Furthermore, enterprise software supply chain security platforms use this standard to deliver actionable intelligence. ReversingLabs Spectra Assure supports PURL to uniquely identify software components within its generated SBOMs. By utilizing a common language for component identification, organizations can seamlessly share compliance data with auditors, customers and internal stakeholders.

Practical Steps to Implement PURLs

Organizations looking to improve their threat detection capabilities should integrate PURLs into their existing processes. You can start by requiring all vendor-provided SBOMs to include PURLs for every listed component. This standardizes the data entering your ecosystem and ensures you can accurately assess third-party risk.

Next, configure your internal continuous integration pipelines to generate SBOMs that automatically append PURLs to your proprietary builds. This practice creates a more reliable inventory of your internal software assets. Finally, ensure your security operations center utilizes threat intelligence feeds and vulnerability scanners that natively support the PURL standard. This end-to-end integration creates a unified defense mechanism that detects and mitigates risks at scale.

Make Your Supply Chain Security Actionable

Modern software demands robust and precise security controls.

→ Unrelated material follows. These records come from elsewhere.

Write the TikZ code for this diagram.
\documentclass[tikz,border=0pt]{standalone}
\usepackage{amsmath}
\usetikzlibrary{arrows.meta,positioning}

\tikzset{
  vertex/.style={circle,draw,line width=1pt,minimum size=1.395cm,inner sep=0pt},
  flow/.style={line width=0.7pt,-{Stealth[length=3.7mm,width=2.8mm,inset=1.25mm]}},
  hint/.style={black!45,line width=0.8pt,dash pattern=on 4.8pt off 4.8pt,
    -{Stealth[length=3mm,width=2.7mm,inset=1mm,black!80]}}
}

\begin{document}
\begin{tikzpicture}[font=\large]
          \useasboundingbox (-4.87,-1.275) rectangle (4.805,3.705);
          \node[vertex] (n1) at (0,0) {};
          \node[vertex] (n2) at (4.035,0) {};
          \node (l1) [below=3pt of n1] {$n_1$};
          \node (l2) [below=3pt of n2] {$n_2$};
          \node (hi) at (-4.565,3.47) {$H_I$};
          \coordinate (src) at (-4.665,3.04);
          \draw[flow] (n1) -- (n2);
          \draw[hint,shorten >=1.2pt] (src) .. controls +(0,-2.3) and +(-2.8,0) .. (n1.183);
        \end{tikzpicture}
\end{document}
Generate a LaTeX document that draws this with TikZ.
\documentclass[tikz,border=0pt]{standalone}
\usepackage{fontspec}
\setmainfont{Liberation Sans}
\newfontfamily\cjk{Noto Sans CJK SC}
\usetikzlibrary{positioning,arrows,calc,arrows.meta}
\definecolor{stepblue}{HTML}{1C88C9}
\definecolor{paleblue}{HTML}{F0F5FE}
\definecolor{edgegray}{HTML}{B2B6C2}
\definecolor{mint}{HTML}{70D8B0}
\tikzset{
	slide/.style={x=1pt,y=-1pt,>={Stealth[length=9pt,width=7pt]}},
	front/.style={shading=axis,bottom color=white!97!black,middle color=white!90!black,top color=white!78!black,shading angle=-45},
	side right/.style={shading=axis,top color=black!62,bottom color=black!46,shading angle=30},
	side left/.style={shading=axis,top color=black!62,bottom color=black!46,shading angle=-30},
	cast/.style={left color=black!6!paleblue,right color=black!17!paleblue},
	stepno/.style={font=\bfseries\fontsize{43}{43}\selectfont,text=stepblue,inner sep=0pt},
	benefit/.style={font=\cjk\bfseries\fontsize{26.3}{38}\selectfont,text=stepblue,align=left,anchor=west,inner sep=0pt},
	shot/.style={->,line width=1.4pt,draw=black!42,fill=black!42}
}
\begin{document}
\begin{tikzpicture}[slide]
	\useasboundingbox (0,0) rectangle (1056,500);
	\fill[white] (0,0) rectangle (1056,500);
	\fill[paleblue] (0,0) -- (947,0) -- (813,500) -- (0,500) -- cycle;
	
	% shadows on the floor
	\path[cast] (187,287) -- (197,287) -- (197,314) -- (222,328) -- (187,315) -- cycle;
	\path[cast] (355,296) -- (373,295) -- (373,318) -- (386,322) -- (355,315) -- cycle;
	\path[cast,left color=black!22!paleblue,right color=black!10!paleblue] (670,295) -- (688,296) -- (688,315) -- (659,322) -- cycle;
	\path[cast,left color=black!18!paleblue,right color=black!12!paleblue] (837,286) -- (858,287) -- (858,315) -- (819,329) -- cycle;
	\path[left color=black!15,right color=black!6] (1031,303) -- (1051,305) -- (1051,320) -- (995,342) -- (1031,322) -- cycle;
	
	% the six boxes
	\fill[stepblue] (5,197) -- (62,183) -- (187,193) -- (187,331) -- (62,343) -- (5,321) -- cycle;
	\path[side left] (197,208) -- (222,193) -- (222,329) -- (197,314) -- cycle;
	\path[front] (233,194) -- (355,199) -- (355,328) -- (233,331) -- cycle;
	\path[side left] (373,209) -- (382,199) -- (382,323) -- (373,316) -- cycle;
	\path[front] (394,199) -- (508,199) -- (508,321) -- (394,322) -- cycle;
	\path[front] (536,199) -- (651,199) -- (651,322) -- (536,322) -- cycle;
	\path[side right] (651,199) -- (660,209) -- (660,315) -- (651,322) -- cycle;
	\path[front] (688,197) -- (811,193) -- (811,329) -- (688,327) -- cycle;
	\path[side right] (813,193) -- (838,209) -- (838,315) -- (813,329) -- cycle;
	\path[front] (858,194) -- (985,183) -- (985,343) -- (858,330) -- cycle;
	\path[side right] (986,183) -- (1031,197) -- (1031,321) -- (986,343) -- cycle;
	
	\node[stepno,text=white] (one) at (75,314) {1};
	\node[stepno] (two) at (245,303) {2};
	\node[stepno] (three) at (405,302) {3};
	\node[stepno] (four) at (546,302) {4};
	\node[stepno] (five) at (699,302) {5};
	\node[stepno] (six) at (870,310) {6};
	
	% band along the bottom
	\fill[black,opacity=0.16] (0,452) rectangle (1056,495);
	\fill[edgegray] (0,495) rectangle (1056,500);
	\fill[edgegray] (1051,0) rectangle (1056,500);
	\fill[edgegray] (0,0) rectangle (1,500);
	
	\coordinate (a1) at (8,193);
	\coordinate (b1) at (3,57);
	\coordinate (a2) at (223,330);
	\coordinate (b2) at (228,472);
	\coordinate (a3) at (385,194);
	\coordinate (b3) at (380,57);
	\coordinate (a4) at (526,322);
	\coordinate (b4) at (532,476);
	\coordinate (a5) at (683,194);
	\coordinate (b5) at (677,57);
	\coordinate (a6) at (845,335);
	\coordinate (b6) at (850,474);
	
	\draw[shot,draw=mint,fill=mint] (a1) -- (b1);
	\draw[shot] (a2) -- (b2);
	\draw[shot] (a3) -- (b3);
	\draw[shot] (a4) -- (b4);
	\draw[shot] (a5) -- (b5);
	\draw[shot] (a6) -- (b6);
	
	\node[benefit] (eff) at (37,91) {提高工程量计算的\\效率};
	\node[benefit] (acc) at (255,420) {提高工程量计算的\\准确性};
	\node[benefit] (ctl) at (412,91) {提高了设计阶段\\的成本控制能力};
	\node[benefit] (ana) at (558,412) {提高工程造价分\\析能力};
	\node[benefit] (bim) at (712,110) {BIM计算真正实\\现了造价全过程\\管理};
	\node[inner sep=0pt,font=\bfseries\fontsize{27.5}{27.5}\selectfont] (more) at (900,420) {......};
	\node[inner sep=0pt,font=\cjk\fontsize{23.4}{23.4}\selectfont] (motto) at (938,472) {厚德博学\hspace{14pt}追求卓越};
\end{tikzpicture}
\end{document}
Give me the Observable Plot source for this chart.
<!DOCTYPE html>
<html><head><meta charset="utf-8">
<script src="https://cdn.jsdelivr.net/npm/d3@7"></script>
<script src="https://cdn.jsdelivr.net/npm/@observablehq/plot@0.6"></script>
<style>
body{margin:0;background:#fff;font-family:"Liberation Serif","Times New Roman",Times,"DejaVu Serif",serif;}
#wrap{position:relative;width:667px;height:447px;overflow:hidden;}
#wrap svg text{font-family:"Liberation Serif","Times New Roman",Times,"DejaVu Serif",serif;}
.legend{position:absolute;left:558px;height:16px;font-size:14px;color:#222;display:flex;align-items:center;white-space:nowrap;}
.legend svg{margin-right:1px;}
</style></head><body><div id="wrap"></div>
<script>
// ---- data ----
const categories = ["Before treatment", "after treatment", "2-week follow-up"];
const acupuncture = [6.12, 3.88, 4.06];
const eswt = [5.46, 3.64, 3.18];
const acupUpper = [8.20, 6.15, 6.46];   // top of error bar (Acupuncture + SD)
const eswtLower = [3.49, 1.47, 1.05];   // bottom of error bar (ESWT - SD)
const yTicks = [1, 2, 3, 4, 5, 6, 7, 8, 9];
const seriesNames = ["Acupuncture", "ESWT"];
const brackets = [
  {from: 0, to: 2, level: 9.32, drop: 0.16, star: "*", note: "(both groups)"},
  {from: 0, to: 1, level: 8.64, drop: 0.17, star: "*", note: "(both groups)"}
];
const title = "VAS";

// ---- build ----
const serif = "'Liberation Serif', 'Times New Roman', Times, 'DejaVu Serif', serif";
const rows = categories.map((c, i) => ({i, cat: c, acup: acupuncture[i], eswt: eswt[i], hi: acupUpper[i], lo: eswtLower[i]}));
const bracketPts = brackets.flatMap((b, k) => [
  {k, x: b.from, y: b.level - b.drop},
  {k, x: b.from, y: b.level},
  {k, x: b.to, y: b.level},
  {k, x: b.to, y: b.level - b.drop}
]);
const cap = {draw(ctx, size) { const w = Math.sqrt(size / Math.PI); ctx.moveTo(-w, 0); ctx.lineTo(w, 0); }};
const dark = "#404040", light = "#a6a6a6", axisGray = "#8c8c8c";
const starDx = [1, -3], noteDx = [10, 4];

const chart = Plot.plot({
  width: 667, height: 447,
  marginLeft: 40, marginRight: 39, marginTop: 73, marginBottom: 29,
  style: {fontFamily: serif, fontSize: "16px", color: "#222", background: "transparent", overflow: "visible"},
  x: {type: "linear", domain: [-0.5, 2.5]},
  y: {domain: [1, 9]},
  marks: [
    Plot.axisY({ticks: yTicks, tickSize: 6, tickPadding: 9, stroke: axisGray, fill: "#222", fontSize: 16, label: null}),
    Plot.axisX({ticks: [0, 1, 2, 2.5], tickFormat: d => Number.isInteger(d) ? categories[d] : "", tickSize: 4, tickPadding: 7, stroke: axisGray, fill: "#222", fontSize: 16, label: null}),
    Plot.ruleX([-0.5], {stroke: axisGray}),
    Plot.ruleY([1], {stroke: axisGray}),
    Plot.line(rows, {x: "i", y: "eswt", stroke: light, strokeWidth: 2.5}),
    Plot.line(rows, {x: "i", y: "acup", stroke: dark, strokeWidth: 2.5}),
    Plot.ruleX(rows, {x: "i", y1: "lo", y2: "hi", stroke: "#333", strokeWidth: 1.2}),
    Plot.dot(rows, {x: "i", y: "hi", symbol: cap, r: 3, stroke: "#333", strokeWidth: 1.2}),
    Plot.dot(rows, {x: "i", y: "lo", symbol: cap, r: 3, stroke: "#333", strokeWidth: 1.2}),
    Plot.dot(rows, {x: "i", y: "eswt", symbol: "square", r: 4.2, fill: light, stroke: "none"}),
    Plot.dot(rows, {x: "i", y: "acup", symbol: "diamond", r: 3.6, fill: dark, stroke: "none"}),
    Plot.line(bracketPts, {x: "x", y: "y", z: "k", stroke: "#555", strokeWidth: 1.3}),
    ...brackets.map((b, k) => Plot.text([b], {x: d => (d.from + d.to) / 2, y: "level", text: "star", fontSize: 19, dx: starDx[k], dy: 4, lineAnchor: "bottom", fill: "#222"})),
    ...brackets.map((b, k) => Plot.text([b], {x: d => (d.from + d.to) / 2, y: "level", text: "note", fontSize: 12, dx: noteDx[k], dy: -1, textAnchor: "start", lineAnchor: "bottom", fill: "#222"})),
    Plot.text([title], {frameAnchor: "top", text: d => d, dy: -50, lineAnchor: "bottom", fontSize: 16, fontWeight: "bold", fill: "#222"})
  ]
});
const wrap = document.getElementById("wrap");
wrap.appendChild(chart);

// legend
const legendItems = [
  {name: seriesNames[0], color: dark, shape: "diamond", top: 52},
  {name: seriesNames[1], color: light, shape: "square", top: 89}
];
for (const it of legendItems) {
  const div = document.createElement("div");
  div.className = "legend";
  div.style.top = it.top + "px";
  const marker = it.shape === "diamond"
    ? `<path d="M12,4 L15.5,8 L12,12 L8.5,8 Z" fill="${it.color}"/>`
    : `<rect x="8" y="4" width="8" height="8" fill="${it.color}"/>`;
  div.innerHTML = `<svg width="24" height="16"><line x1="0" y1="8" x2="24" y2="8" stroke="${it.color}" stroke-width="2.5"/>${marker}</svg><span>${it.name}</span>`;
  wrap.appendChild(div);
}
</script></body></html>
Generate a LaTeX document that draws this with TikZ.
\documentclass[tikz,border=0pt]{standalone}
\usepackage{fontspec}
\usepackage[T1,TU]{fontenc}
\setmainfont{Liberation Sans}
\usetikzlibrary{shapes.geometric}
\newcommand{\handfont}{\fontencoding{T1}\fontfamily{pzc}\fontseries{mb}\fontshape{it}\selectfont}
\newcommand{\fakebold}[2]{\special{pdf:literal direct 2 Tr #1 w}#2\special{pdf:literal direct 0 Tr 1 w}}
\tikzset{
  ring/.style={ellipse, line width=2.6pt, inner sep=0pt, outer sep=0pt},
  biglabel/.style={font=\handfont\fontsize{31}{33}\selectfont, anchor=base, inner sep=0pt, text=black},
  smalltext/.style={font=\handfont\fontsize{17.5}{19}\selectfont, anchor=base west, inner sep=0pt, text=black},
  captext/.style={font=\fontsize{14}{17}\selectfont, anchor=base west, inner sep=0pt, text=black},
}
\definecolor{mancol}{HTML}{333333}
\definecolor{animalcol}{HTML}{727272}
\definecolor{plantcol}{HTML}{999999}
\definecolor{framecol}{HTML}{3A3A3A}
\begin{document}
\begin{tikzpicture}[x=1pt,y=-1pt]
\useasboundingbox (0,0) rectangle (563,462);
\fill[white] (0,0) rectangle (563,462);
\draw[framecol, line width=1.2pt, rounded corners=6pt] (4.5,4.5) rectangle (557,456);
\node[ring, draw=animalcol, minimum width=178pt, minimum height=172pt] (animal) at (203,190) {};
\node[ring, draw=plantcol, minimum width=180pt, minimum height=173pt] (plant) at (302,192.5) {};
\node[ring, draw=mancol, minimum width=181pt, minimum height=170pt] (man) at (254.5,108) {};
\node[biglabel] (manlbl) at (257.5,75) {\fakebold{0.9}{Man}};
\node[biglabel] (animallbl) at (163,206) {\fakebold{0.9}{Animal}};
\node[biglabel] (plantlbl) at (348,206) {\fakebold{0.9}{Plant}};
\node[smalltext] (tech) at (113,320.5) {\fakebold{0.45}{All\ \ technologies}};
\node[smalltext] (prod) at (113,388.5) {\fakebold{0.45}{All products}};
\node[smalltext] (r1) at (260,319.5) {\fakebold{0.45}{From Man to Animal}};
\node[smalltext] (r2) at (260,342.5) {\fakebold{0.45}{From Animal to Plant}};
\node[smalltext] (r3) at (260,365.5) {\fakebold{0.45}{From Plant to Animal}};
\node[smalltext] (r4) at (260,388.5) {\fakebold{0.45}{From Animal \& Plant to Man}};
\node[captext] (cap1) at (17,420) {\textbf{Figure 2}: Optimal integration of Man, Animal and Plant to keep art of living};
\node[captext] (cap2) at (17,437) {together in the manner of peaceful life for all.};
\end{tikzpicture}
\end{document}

Ambiguous package names and fragmented tracking methods leave organizations vulnerable to sophisticated supply chain attacks. By demanding PURLs in your SBOMs, you enforce a strict standard of visibility and accountability.

PURLs transform static documents into dynamic security assets. They streamline vulnerability triage, simplify regulatory compliance and empower your security teams to act with confidence. Adopt PURLs across your DevSecOps pipelines to help secure your software supply chain from the ground up.